Saturday, August 18, 2018

The Law of Moses by Amy Harmon



Some of my friends really loved this one and a couple of them seemed to hate it. In typical contrarian fashion, I fell smack-dab in the middle. Amy Harmon was a name that was mentioned to me many times, both for her YA fantasy novel and her new adult romances. THE LAW OF MOSES starts off with several chapters of info dumping as we get to know the hero and heroine, Georgia and Moses. Georgia lives on a farm, and is the daughter of people who use horses for physical and emotional therapy for troubled teens and kids. Moses was the son of a crack addict and was found abandoned in a laundromat. Georgia is attracted to Moses and goes manic pixie dream girl on his ass, and he manic pixie dream boys her right on back with his supernatural painting that turns out to be tied into an ability to communicate psychically with the dead.

While reading this book, I kept thinking about how it was reminding me of something that I'd read a while ago, but I couldn't quite put my finger on it until a few hours ago, when I was reading horror lists on Goodreads and happened across Dean Koontz's ODD THOMAS, and thought to myself, "Yes, that's what this is reminding me of! A manic but star-crossed love story with a boy who can speak to the dead? Oh, yeah, bring on the pain." And there is pain; the author straight-up warns you from the beginning of the book that this story isn't going to be all sunshine and roses. She wasn't wrong.

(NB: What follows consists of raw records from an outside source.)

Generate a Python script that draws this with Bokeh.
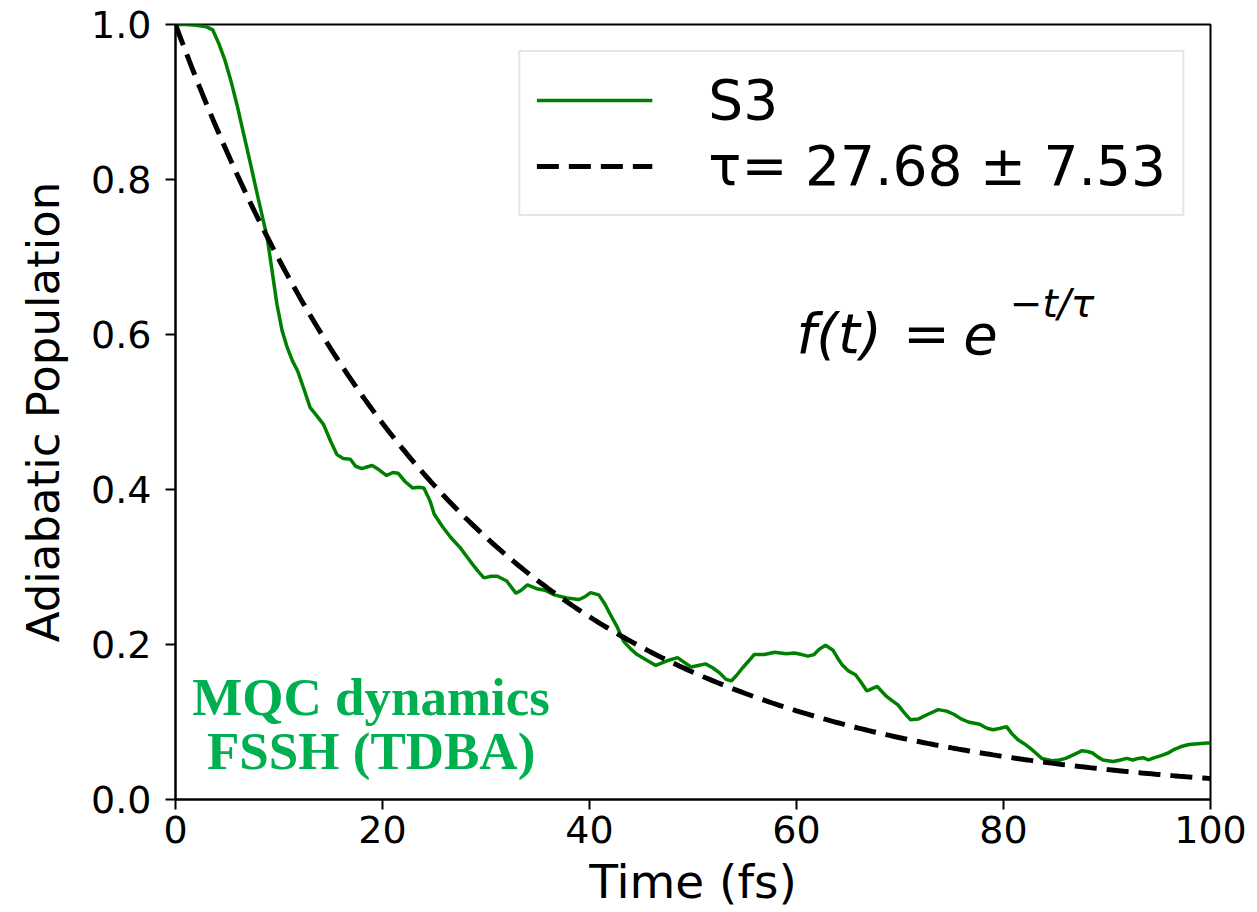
import numpy as np
from bokeh.plotting import figure
from bokeh.models import (Range1d, Legend, LegendItem, Label, FixedTicker,
                          NumeralTickFormatter)
from bokeh.embed import file_html
from bokeh.resources import INLINE

# ---------------- data ----------------
time_fs = [0, 1, 2, 3, 3.6, 4.2, 4.8, 5.4, 6.0, 6.6, 7.25, 8.0, 8.86, 9.3, 9.8,
           10.3, 10.8, 11.3, 11.8, 12.4, 13.0, 13.6, 14.3, 15.0, 15.6, 16.2, 16.9,
           17.4, 18.0, 18.5, 19.0, 19.6, 20.4, 21.0, 21.5, 22.2, 22.9, 23.5, 24.0,
           24.6, 25.0, 25.8, 26.6, 27.5, 28.5, 29.2, 29.8, 30.5, 31.1, 32.0, 32.9,
           33.4, 34.0, 34.9, 35.7, 36.6, 37.8, 39.0, 39.6, 40.1, 40.9, 41.5, 42.0,
           42.7, 43.3, 44.0, 44.6, 45.5, 46.4, 47.5, 48.5, 49.8, 50.5, 51.2, 51.9,
           52.6, 53.2, 53.7, 54.2, 54.8, 55.4, 55.9, 56.9, 57.9, 59.0, 59.8, 60.5,
           61.1, 61.7, 62.2, 62.8, 63.5, 64.0, 64.4, 65.0, 65.7, 66.2, 66.8, 67.3,
           67.8, 68.2, 68.7, 69.2, 69.8, 70.4, 71.0, 71.8, 72.7, 73.7, 74.5, 75.2,
           75.9, 76.6, 77.7, 78.4, 79.0, 79.7, 80.3, 80.8, 81.4, 82.0, 82.6, 83.2,
           83.7, 84.7, 85.4, 86.0, 86.8, 87.6, 88.1, 88.6, 89.1, 89.6, 90.6, 91.3,
           91.9, 92.5, 93.0, 93.5, 94.0, 94.6, 95.3, 95.9, 96.4, 97.1, 97.9, 98.8,
           99.7, 100]
s3_pop = [1.0, 1.0, 0.999, 0.997, 0.993, 0.975, 0.953, 0.925, 0.893, 0.858, 0.82,
          0.775, 0.725, 0.685, 0.639, 0.605, 0.583, 0.566, 0.553, 0.530, 0.506,
          0.496, 0.484, 0.462, 0.445, 0.440, 0.439, 0.430, 0.427, 0.429, 0.431,
          0.426, 0.418, 0.422, 0.421, 0.410, 0.402, 0.403, 0.402, 0.385, 0.368,
          0.352, 0.338, 0.325, 0.307, 0.295, 0.286, 0.288, 0.288, 0.282, 0.266,
          0.270, 0.277, 0.272, 0.270, 0.264, 0.260, 0.258, 0.262, 0.267, 0.264,
          0.252, 0.239, 0.222, 0.204, 0.194, 0.187, 0.180, 0.173, 0.179, 0.183,
          0.171, 0.173, 0.175, 0.170, 0.163, 0.155, 0.153, 0.160, 0.170, 0.179,
          0.187, 0.187, 0.190, 0.188, 0.189, 0.187, 0.185, 0.187, 0.194, 0.199,
          0.193, 0.182, 0.174, 0.166, 0.161, 0.152, 0.140, 0.143, 0.146, 0.140,
          0.133, 0.128, 0.122, 0.112, 0.103, 0.104, 0.110, 0.116, 0.114, 0.110,
          0.104, 0.100, 0.097, 0.092, 0.090, 0.092, 0.094, 0.085, 0.077, 0.072,
          0.066, 0.059, 0.053, 0.050, 0.051, 0.053, 0.058, 0.063, 0.062, 0.060,
          0.055, 0.051, 0.049, 0.051, 0.053, 0.051, 0.053, 0.054, 0.051, 0.054,
          0.057, 0.060, 0.064, 0.068, 0.071, 0.072, 0.073, 0.073]
tau = 27.68
tau_err = 7.53
x_ticks = [0, 20, 40, 60, 80, 100]
y_ticks = [0.0, 0.2, 0.4, 0.6, 0.8, 1.0]

fit_t = np.linspace(0, 100, 301)
fit_pop = np.exp(-fit_t / tau)

FONT = "DejaVu Sans"

p = figure(frame_width=1035, frame_height=775,
           min_border_left=175, min_border_right=47,
           min_border_top=24, min_border_bottom=113,
           x_range=Range1d(0, 100), y_range=Range1d(0, 1),
           output_backend="svg", toolbar_location=None)
p.background_fill_color = "white"
p.border_fill_color = "white"
p.outline_line_color = "black"
p.outline_line_width = 2
p.grid.visible = False

r_s3 = p.line(time_fs, s3_pop, line_color="#008000", line_width=3.5)
r_fit = p.line(fit_t, fit_pop, line_color="black", line_width=5, line_dash="22 10")

for ax in (p.xaxis[0], p.yaxis[0]):
    ax.axis_line_color = "black"
    ax.axis_line_width = 2
    ax.major_tick_line_color = "black"
    ax.major_tick_line_width = 2
    ax.major_tick_out = 10
    ax.major_tick_in = 0
    ax.minor_tick_line_color = None
    ax.major_label_text_font = FONT
    ax.major_label_text_font_size = "38px"
    ax.major_label_text_color = "black"
    ax.axis_label_text_font = FONT
    ax.axis_label_text_font_style = "normal"
    ax.axis_label_text_color = "black"

p.xaxis.axis_label_text_font_size = "47px"
p.yaxis.axis_label_text_font_size = "45px"
p.xaxis.ticker = FixedTicker(ticks=x_ticks)
p.yaxis.ticker = FixedTicker(ticks=y_ticks)
p.yaxis.formatter = NumeralTickFormatter(format="0.0")
p.xaxis.axis_label = "Time (fs)"
p.yaxis.axis_label = "Adiabatic Population"
p.xaxis.major_label_standoff = 6
p.xaxis.axis_label_standoff = 8
p.yaxis.major_label_standoff = 14
p.yaxis.axis_label_standoff = 18

legend = Legend(items=[
    LegendItem(label="S3", renderers=[r_s3]),
    LegendItem(label=f"τ= {tau:.2f} ± {tau_err:.2f}", renderers=[r_fit]),
], location="top_right", margin=26, padding=16, spacing=2,
    glyph_width=116, glyph_height=40, label_standoff=56,
    label_text_font=FONT, label_text_font_size="55px", label_text_color="black",
    border_line_color="#cccccc", border_line_width=2,
    background_fill_color="white", background_fill_alpha=0.8)
p.add_layout(legend)

# formula f(t) = e^{-t/tau}
p.add_layout(Label(x=60.0, y=0.601, text="f(t)", text_font=FONT, text_font_style="italic",
                   text_font_size="56px", text_baseline="alphabetic", text_color="black"))
p.add_layout(Label(x=70.3, y=0.601, text="=", text_font=FONT,
                   text_font_size="56px", text_baseline="alphabetic", text_color="black"))
p.add_layout(Label(x=76.1, y=0.601, text="e", text_font=FONT, text_font_style="italic",
                   text_font_size="56px", text_baseline="alphabetic", text_color="black"))
p.add_layout(Label(x=80.6, y=0.640, text="−t/τ", text_font=FONT, text_font_style="italic",
                   text_font_size="39px", text_baseline="alphabetic", text_color="black"))

# method annotation
for txt, yy in (("MQC dynamics", 0.132), ("FSSH (TDBA)", 0.063)):
    p.add_layout(Label(x=18.9, y=yy, text=txt, text_font="Liberation Serif",
                       text_font_style="bold", text_font_size="53px",
                       text_align="center", text_baseline="alphabetic",
                       text_color="#00B050"))

open("out.html", "w").write(file_html(p, INLINE))
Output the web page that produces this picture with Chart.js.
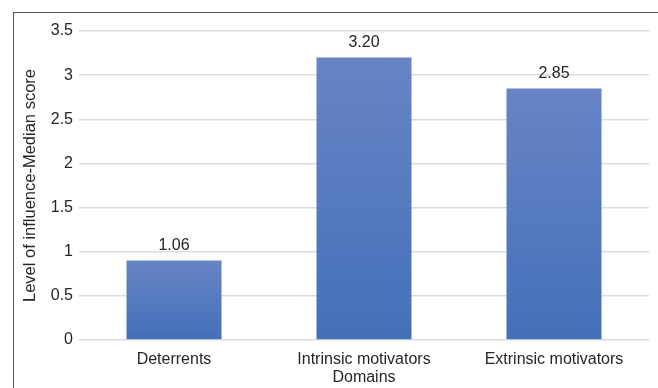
<!DOCTYPE html>
<html>
<head>
<meta charset="utf-8">
<script src="https://cdn.jsdelivr.net/npm/chart.js@4"></script>
<style>
  body { margin: 0; background: #fff; }
  #wrap { position: relative; width: 658px; height: 388px; }
  #frame { position: absolute; left: 13px; top: 12px; right: 0; bottom: 0;
           border-left: 1px solid #555; border-top: 1px solid #555; pointer-events: none; }
</style>
</head>
<body>
<div id="wrap">
  <canvas id="barChart" width="658" height="388"></canvas>
  <div id="frame"></div>
</div>
<script>
// values, labels as printed above the bars
const categories = ['Deterrents', 'Intrinsic motivators', 'Extrinsic motivators'];
const values = [0.9, 3.2, 2.85];
const valueLabels = ['1.06', '3.20', '2.85'];
const yTicks = [0, 0.5, 1, 1.5, 2, 2.5, 3, 3.5];

const font = "'Liberation Sans', Arial, sans-serif";

// gradient per bar, lighter on top
function barColor(context) {
  const chart = context.chart;
  const y = chart.scales.y;
  if (!y || !chart.chartArea || context.dataIndex === undefined) return '#4f75bd';
  const top = y.getPixelForValue(values[context.dataIndex]);
  const bottom = y.getPixelForValue(0);
  const g = chart.ctx.createLinearGradient(0, top, 0, bottom);
  g.addColorStop(0, '#6884c5');
  g.addColorStop(1, '#4470b8');
  return g;
}

const valueLabelPlugin = {
  id: 'valueLabels',
  afterDatasetsDraw(chart) {
    const ctx = chart.ctx;
    const meta = chart.getDatasetMeta(0);
    ctx.save();
    ctx.font = '16px ' + font;
    ctx.fillStyle = '#262626';
    ctx.textAlign = 'center';
    ctx.textBaseline = 'middle';
    meta.data.forEach((bar, i) => {
      ctx.fillText(valueLabels[i], bar.x, bar.y - 15);
    });
    ctx.restore();
  }
};

const ctx = document.getElementById('barChart');

new Chart(ctx, {
  type: 'bar',
  data: {
    labels: categories,
    datasets: [{
      data: values,
      backgroundColor: barColor,
      barPercentage: 0.5,
      categoryPercentage: 1
    }]
  },
  options: {
    responsive: false,
    animation: false,
    layout: { padding: { left: 0, top: 31, right: 9, bottom: 0 } },
    plugins: {
      legend: { display: false },
      tooltip: { enabled: false }
    },
    scales: {
      x: {
        grid: { display: false },
        border: { display: false },
        ticks: { color: '#262626', font: { family: font, size: 16 }, padding: 2 },
        title: {
          display: true,
          text: 'Domains',
          color: '#262626',
          font: { family: font, size: 16 },
          padding: { top: 0, bottom: 1 }
        },
        afterFit(scale) { scale.height = 48; }
      },
      y: {
        min: 0,
        max: 3.5,
        afterBuildTicks(scale) { scale.ticks = yTicks.map(v => ({ value: v })); },
        grid: { color: '#d9dde3', lineWidth: 1.5, drawTicks: false },
        border: { display: false },
        ticks: {
          color: '#262626',
          font: { family: font, size: 16 },
          padding: 6,
          callback: v => String(v)
        },
        title: {
          display: true,
          text: 'Level of influence-Median score',
          color: '#262626',
          font: { family: font, size: 16.5 },
          padding: { top: 21, bottom: 0 }
        },
        afterFit(scale) { scale.width = 79; }
      }
    }
  },
  plugins: [valueLabelPlugin]
});
</script>
</body>
</html>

I liked the author's writing style but there were still a number of embarrassing typos that revealed this author's self-published origins ("knickers" instead of "nickers" to refer to a sound a horse makes), and thought that she kind of had a wallowing sense of poetry that hearkens back to my Sarah Dessen days, when I thought that being self-absorbed and full of angst made you cool and interesting. I think I would have loved this book a lot more when I was fourteen, chowing down on angst the way I did Taco Bell or Starbucks frappuccinos. I did think that the pacing was off (the beginning was tedious and sometimes there were chunks of the story I had to skim because it was just one of the characters pontificating on their woes). I also didn't really feel much of a connection between Moses and Georgia. Georgia was irritating and Moses was kind of a jerk. I didn't understand the obsession, there.

THE LAW OF MOSES is definitely creative, and in a genre where many of the titles feel like derivatives of the last big hit, I appreciated that. I also appreciated the writing and the author's ability to emotionally manipulate her readers with devastating events. It might have hit harder if I'd liked the characters more and if they'd been better fleshed out, but I still think that Harmon is an author to watch and I look forward to reading the other books of hers that I have waiting on my Kindle.